● What to do
Check each line of the listing, and copy it if it contains the word "matplotlib".

__________________________________________________

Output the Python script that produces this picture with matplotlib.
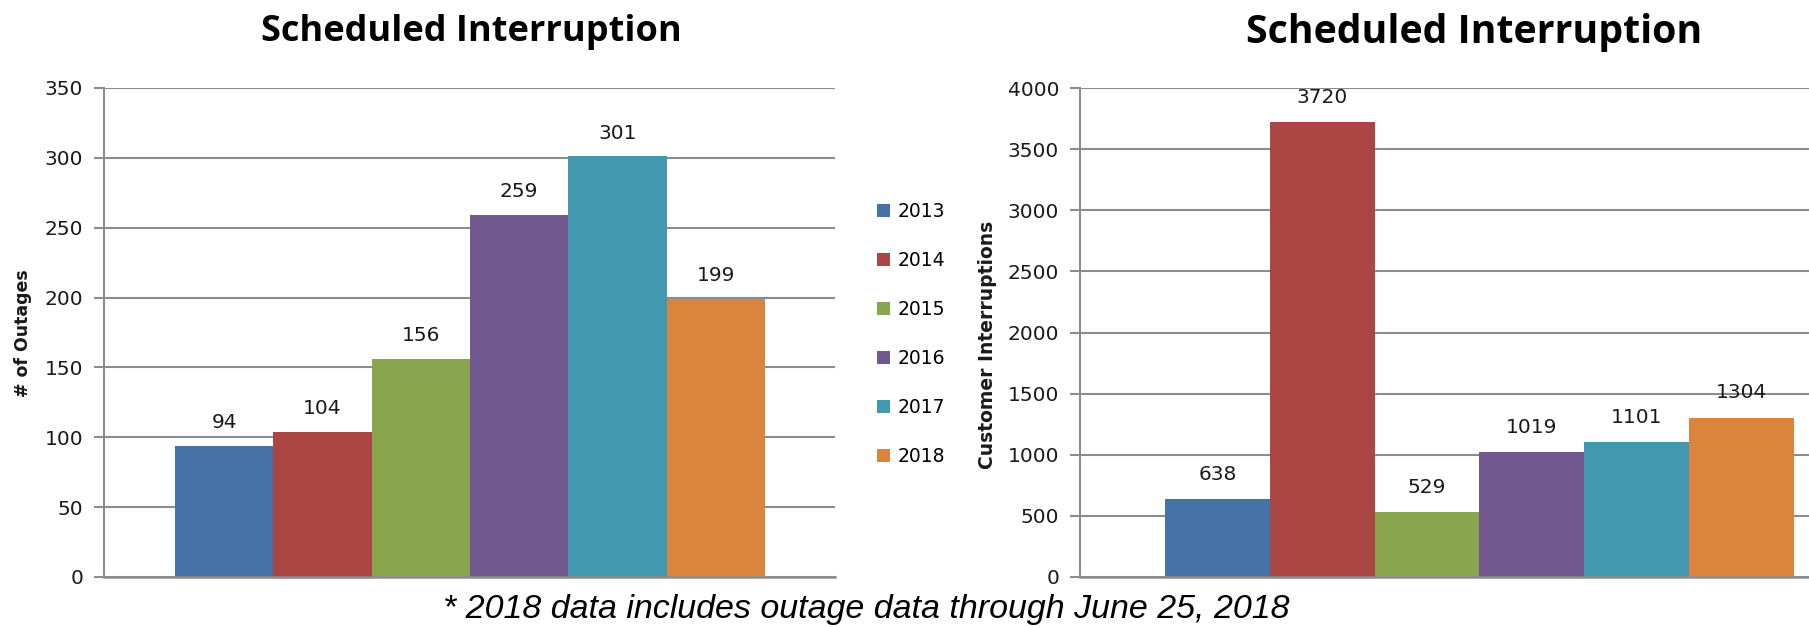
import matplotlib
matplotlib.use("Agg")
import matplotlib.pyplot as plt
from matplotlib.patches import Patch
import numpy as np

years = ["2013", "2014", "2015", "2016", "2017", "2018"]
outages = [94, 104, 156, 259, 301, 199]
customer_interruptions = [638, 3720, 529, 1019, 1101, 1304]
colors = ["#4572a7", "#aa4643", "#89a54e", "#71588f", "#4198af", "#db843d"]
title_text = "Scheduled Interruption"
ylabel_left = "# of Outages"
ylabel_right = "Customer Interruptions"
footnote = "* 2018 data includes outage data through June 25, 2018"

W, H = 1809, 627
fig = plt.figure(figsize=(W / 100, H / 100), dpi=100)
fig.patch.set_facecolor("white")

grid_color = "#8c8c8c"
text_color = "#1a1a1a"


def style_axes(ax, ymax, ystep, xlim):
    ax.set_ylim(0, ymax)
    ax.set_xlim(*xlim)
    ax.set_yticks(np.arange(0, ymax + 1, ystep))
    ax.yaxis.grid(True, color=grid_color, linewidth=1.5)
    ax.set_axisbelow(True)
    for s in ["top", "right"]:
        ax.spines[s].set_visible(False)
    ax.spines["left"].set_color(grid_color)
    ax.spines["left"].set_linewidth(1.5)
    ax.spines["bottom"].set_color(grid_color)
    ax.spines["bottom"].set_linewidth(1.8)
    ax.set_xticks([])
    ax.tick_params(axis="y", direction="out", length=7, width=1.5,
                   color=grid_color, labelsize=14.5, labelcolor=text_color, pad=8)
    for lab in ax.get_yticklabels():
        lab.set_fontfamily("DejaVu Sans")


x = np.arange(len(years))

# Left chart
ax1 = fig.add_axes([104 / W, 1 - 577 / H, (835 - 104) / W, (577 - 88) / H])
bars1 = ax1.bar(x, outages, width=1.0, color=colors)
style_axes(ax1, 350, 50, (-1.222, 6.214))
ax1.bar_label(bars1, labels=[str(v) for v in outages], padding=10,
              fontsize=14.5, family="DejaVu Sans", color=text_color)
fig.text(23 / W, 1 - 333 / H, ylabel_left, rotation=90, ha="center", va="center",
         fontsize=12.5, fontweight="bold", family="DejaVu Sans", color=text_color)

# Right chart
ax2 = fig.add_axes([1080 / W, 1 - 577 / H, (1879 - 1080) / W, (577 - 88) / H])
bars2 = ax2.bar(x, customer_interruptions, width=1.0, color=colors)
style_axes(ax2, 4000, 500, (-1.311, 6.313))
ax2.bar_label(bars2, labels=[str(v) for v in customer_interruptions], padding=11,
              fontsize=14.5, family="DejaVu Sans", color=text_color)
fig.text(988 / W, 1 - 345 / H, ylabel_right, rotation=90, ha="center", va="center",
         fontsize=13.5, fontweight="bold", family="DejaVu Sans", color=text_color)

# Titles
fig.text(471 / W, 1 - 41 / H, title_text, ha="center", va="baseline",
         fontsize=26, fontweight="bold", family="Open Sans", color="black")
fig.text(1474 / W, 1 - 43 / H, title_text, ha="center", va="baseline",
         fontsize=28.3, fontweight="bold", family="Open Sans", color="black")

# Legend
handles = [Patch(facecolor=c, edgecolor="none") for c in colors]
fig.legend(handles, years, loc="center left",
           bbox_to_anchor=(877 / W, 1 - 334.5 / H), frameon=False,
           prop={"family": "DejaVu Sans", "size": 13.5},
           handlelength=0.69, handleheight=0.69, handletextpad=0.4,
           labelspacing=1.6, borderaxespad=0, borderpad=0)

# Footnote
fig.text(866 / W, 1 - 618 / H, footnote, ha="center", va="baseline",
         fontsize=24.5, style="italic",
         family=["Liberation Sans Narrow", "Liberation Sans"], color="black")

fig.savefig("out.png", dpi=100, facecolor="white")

__________________________________________________

● Solution to this problem
Output the Python script that produces this picture with matplotlib.
import matplotlib
matplotlib.use("Agg")
import matplotlib.pyplot as plt
from matplotlib.patches import Patch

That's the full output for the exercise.